Dir: Michael Chaves. With: Patrick Wilson, Vera Farmiga, Mia Tomlinson, Ben Hardy. 135 mins. Cert: 15
2013’s initial Conjuring was a profitable hangover from the previous decade’s Omen, Amityville and Exorcist retreads, goosing 21st century audiences with things-going-bump-in-the-night tricks copped from comparable Seventies theatrical and TV movies. Yet despite sequels that went big (2016’s The Conjuring 2, converting the Enfield poltergeist saga into a 4DX-ready theme-park ride) and then sideways (2021’s true crime-adjacent The Devil Made Me Do It), the series’ underlying mechanics proved stubbornly resistant to change. The current multifaceted horror renaissance makes this an apt moment for the franchise to exit stage right; facing these upstart punks, the generally sluggish Last Rites presents as something akin to dadrock horror, doing with jumpscares what Status Quo used to do with chords.

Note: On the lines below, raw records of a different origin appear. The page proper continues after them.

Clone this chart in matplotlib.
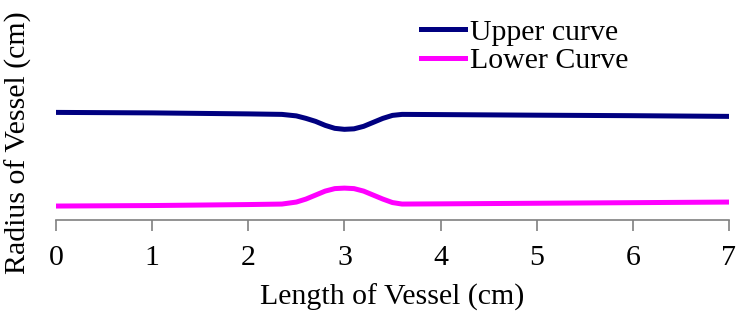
import matplotlib.pyplot as plt

plt.rcParams['font.family'] = ['Liberation Serif', 'DejaVu Serif']

# vessel geometry (radius in arbitrary units)
length = [0, 1, 2, 2.35, 2.5, 2.6, 2.7, 2.8, 2.9, 3.0, 3.1, 3.2, 3.3, 3.4, 3.5, 3.6, 4, 5, 6, 7]
upper = [1.08, 1.075, 1.065, 1.06, 1.045, 1.02, 0.99, 0.95, 0.92, 0.91,
         0.915, 0.94, 0.98, 1.02, 1.05, 1.06, 1.058, 1.052, 1.047, 1.04]
lower = [0.14, 0.145, 0.155, 0.16, 0.18, 0.21, 0.25, 0.29, 0.315, 0.32,
         0.315, 0.29, 0.25, 0.21, 0.175, 0.16, 0.162, 0.168, 0.174, 0.18]
xticks = [0, 1, 2, 3, 4, 5, 6, 7]

fig = plt.figure(figsize=(7.43, 3.15), dpi=100)
ax = fig.add_axes([0.0754, 0.3016, 0.9056, 0.68])

ax.plot(length, upper, color='#000080', lw=3.6, label='Upper curve')
ax.plot(length, lower, color='#ff00ff', lw=3.6, label='Lower Curve')

ax.set_xlim(0, 7)
ax.set_ylim(0, 2.15)
ax.set_xticks(xticks)
ax.set_yticks([])
ax.tick_params(axis='x', labelsize=21.5, color='#808080', length=8, width=1.2, pad=10)

for s in ['top', 'right', 'left']:
    ax.spines[s].set_visible(False)
ax.spines['bottom'].set_color('#808080')
ax.spines['bottom'].set_linewidth(1.2)

ax.set_xlabel('Length of Vessel (cm)', fontsize=21.5, labelpad=9)
ax.set_ylabel('Radius of Vessel (cm)', fontsize=21.5)
ax.yaxis.set_label_coords(-0.035, 0.363)

ax.legend(loc='upper left', bbox_to_anchor=(0.524, 0.995), frameon=False,
          fontsize=21.5, handlelength=1.5, handletextpad=0.15, labelspacing=0.05,
          borderaxespad=0)

fig.savefig('out.png', dpi=100)
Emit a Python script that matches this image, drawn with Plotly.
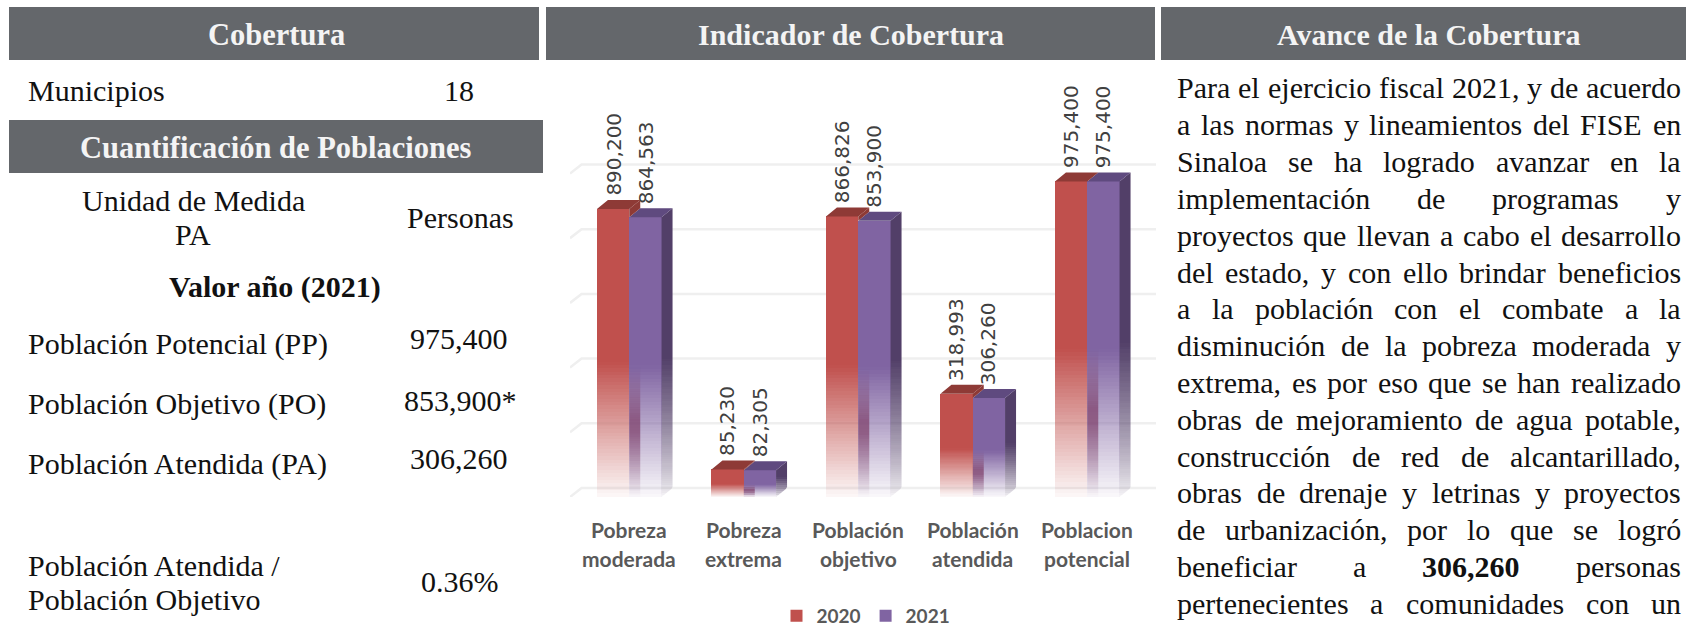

One erstwhile selling point – that these films are character rather than carnage-driven – now becomes a liability. After a nicely cast prologue describing their days as young parents, Ed and Lorraine Warren (Patrick Wilson and Vera Farmiga) are reintroduced in 1986, where the film itself positions these middle-aged squares as yesterday’s exorcists, heckled by students who’d rather talk Ghostbusters the way today’s cinemagoers will emerge discussing Weapons or Sinners. They’re bound for a Pennsylvanian household whose antique mirror doubles as a portal to Hell, but it takes 75 minutes of beigey soap before the usual Satanic hokey-cokey kicks off, forcing us to consider the threat Armageddon poses to the upcoming nuptials of the Warrens’ daughter Judy (Mia Tomlinson).
The squareness may finally be the point: the Warrens have become reassuring touchstones for folks who don’t want their horror too messed-up. Within its own narrow parameters as a delivery system for bland guignol, Last Rites may yet meet that core audience’s specifications: Wilson and Farmiga remain solidity incarnate, capable of enlivening even their more speculative spiritual dialogue. The filmmaking pulls no surprises out of the hat, though, and gives no indication it would if it could. You get another creepy doll, demonic make-up from the Linda Blair Fall ’73 range, one final ascent of a darkened staircase – but the floorboards have never seemed creakier. Last Rites has Howard Jones on the soundtrack and still feels obdurately Victorian.
The Conjuring: Last Rites opens in cinemas nationwide tomorrow.